┌──

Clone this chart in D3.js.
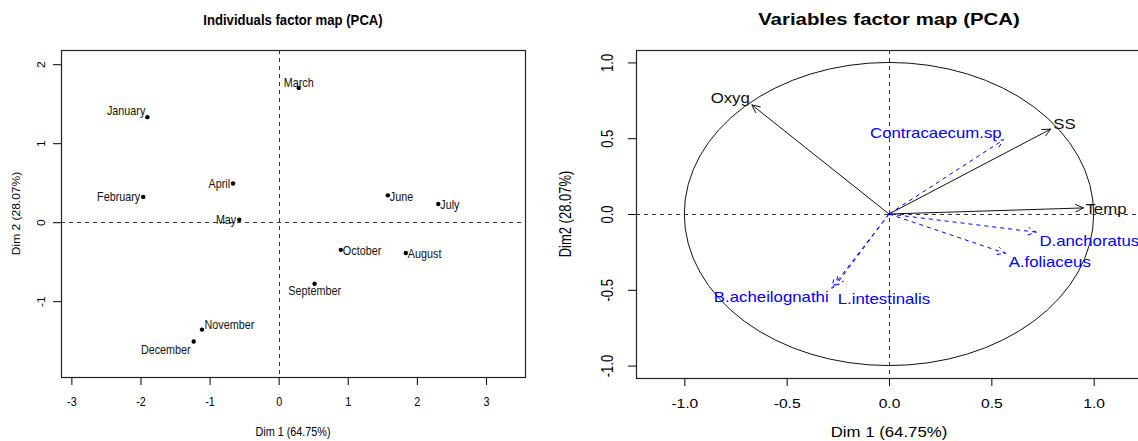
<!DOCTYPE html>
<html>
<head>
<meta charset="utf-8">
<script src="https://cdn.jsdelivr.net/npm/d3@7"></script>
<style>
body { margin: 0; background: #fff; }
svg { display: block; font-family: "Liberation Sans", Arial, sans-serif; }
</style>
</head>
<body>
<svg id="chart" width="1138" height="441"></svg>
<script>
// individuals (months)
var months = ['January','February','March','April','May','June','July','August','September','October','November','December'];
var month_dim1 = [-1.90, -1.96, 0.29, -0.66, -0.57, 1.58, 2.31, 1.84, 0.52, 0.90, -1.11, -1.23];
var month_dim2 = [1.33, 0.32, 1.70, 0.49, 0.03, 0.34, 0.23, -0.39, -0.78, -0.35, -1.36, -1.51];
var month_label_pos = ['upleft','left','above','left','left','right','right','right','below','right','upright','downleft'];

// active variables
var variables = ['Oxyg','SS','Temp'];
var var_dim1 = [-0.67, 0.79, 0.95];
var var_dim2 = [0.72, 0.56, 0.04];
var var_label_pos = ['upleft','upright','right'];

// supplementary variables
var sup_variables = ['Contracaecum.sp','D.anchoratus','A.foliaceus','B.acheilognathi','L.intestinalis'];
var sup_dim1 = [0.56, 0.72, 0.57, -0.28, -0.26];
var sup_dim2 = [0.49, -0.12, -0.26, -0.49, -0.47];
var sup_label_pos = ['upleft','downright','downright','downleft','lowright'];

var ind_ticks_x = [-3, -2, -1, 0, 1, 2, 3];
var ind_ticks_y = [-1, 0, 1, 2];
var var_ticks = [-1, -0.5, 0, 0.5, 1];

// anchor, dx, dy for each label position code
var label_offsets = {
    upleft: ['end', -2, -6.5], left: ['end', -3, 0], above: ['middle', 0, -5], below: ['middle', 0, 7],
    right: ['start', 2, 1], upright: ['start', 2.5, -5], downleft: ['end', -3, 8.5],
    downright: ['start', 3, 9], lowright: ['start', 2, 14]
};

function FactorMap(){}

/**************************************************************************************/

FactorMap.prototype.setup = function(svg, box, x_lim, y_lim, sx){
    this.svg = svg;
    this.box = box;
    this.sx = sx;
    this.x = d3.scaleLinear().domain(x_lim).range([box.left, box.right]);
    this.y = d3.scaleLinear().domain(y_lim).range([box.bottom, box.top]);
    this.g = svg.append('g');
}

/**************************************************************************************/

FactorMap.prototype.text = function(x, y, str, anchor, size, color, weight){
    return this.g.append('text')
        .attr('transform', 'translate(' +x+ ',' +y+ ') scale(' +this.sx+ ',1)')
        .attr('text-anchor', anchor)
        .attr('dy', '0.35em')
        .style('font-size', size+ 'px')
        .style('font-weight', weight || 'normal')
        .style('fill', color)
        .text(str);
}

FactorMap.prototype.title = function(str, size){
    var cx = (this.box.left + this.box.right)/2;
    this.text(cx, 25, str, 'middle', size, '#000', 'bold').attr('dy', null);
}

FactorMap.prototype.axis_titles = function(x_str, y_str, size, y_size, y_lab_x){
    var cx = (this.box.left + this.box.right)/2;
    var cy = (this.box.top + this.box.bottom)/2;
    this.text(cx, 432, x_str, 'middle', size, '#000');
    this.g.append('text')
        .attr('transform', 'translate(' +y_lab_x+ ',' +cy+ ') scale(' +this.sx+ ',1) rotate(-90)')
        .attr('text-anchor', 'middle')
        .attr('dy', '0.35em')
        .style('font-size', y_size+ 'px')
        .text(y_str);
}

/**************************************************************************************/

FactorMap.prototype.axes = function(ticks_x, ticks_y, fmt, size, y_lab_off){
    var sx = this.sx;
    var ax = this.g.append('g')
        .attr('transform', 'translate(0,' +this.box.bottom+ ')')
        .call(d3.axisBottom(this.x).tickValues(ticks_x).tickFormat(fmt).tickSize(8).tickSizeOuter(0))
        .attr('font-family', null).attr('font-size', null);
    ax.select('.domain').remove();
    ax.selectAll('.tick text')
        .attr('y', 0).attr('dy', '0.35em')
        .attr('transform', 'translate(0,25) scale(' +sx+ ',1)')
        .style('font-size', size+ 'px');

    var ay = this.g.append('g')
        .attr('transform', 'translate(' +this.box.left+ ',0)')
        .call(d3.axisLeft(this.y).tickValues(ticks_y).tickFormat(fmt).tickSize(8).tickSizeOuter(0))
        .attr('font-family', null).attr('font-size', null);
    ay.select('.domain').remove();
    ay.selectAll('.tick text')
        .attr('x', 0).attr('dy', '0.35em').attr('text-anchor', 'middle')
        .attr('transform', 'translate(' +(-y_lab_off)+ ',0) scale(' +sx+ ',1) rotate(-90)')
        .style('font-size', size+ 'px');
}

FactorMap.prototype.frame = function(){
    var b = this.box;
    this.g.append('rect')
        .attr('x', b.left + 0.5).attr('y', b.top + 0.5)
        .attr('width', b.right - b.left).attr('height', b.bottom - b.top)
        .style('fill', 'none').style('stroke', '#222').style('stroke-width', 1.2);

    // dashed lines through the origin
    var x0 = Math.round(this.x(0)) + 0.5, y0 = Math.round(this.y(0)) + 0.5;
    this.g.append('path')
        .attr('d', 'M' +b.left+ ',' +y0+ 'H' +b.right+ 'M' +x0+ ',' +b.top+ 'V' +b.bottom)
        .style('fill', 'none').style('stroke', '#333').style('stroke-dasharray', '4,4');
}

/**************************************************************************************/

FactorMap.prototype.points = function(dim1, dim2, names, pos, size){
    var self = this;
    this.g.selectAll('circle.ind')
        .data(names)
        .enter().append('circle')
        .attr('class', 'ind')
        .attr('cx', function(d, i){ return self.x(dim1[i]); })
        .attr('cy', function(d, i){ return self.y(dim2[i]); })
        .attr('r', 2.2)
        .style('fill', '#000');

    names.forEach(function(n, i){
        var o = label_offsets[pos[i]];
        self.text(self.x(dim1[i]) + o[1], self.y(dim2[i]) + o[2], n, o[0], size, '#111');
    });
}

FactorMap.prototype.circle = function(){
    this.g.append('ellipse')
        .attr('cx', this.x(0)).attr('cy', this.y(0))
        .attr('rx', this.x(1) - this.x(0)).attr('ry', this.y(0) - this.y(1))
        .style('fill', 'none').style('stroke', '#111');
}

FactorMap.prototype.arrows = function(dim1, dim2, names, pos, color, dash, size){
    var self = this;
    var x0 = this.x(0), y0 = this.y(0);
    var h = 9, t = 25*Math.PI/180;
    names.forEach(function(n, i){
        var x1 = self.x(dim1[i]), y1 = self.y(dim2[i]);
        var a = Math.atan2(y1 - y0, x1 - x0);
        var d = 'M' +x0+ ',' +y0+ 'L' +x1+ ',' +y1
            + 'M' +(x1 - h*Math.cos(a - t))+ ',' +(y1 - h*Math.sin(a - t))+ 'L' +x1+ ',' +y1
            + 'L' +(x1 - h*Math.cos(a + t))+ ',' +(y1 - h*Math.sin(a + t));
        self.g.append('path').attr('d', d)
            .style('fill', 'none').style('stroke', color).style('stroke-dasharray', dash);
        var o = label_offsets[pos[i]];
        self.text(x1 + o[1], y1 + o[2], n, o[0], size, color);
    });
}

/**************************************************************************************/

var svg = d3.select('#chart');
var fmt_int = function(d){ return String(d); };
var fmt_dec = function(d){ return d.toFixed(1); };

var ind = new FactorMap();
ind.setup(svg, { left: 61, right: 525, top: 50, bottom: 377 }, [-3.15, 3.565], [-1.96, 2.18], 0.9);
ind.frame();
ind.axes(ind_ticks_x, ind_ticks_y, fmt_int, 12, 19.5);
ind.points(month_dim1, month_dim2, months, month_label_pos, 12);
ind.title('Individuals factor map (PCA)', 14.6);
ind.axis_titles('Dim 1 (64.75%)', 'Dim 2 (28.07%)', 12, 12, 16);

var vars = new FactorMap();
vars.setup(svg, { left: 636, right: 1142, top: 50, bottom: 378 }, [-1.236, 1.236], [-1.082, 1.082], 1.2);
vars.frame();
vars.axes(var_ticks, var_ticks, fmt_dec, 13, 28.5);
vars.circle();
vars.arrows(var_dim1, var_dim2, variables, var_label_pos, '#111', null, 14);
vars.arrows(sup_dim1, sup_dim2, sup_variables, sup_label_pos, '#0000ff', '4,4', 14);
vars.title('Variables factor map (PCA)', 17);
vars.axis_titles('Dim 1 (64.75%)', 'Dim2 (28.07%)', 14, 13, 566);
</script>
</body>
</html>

└──

GIVEN INSTRUCTION: Please quote the lines of the material, beginning with the first and ending with the one that contains "var var_ticks = [-1, -0.5, 0, 0.5, 1];", exactly as written and without any pictures.

RESULT OF THIS TASK:
Clone this chart in D3.js.
<!DOCTYPE html>
<html>
<head>
<meta charset="utf-8">
<script src="https://cdn.jsdelivr.net/npm/d3@7"></script>
<style>
body { margin: 0; background: #fff; }
svg { display: block; font-family: "Liberation Sans", Arial, sans-serif; }
</style>
</head>
<body>
<svg id="chart" width="1138" height="441"></svg>
<script>
// individuals (months)
var months = ['January','February','March','April','May','June','July','August','September','October','November','December'];
var month_dim1 = [-1.90, -1.96, 0.29, -0.66, -0.57, 1.58, 2.31, 1.84, 0.52, 0.90, -1.11, -1.23];
var month_dim2 = [1.33, 0.32, 1.70, 0.49, 0.03, 0.34, 0.23, -0.39, -0.78, -0.35, -1.36, -1.51];
var month_label_pos = ['upleft','left','above','left','left','right','right','right','below','right','upright','downleft'];

// active variables
var variables = ['Oxyg','SS','Temp'];
var var_dim1 = [-0.67, 0.79, 0.95];
var var_dim2 = [0.72, 0.56, 0.04];
var var_label_pos = ['upleft','upright','right'];

// supplementary variables
var sup_variables = ['Contracaecum.sp','D.anchoratus','A.foliaceus','B.acheilognathi','L.intestinalis'];
var sup_dim1 = [0.56, 0.72, 0.57, -0.28, -0.26];
var sup_dim2 = [0.49, -0.12, -0.26, -0.49, -0.47];
var sup_label_pos = ['upleft','downright','downright','downleft','lowright'];

var ind_ticks_x = [-3, -2, -1, 0, 1, 2, 3];
var ind_ticks_y = [-1, 0, 1, 2];
var var_ticks = [-1, -0.5, 0, 0.5, 1];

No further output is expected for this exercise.